When an appellate court holds that a district court abused its discretion by not
following the procedure set out in K.S.A. 2016 Supp. 22-3716, the correct disposition is
to reverse the decision and remand the case to the district court with directions to ensure
the statute is properly applied.
Review of the judgment of the Court of Appeals in an unpublished opinion filed August 28, 2020.
Appeal from Sedgwick District Court; ERIC N. WILLIAMS, judge. Opinion filed January 7, 2022.
Judgment of the Court of Appeals affirming the district court is reversed on the single issue addressed.
Judgment of the district court is reversed, and the case is remanded with directions.
James M. Latta, of Kansas Appellant Defender Office, argued the cause and was on the briefs for
appellant.
Lance J. Gillett, assistant district attorney, argued the cause, and Marc Bennett, district attorney,
and Derek Schmidt, attorney general, were with him on the brief for appellee.
The opinion of the court was delivered by
LUCKERT, C.J.: When a criminal defendant sentenced to probation violates the
terms of probation, the law allows a district court judge to sanction the defendant for the
misconduct.
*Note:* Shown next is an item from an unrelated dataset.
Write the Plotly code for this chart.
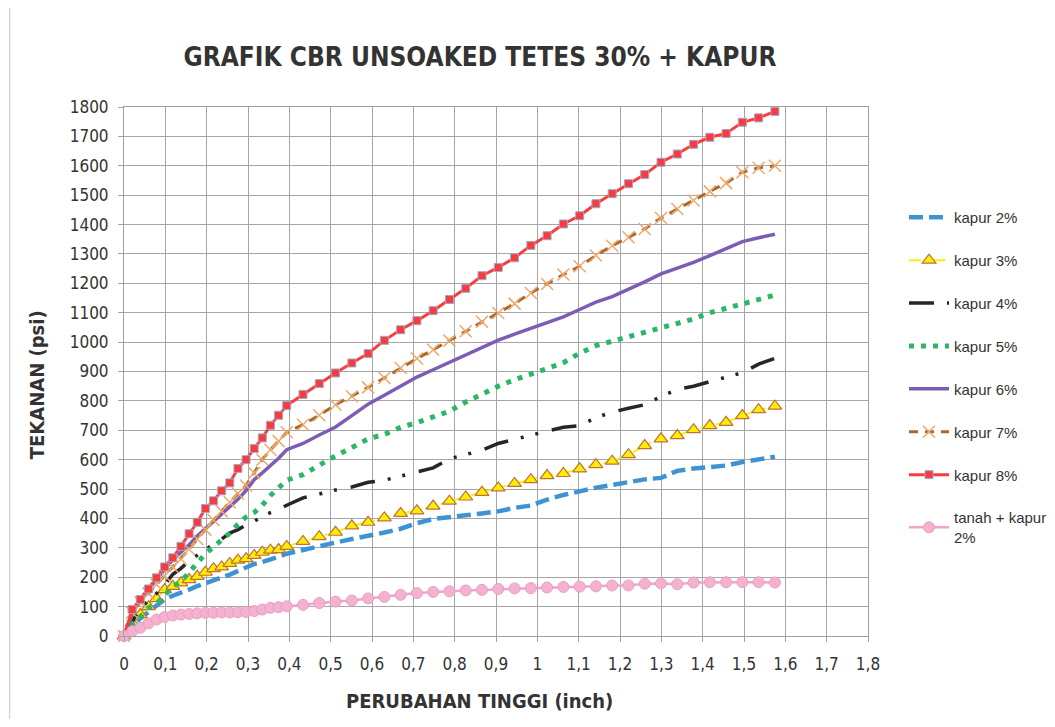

But the Legislature, through K.S.A. 2016 Supp. 22-3716, restricted the
sanctions a judge can use. That statute requires judges to impose specified intermediate
sanctions before revoking probation and remanding the defendant to the custody of the
Secretary of Corrections to serve a term of imprisonment. Under certain specified
circumstances, the Legislature allows for an exception under which a judge may bypass
the graduated sanctions. See K.S.A. 2016 Supp. 22-3716.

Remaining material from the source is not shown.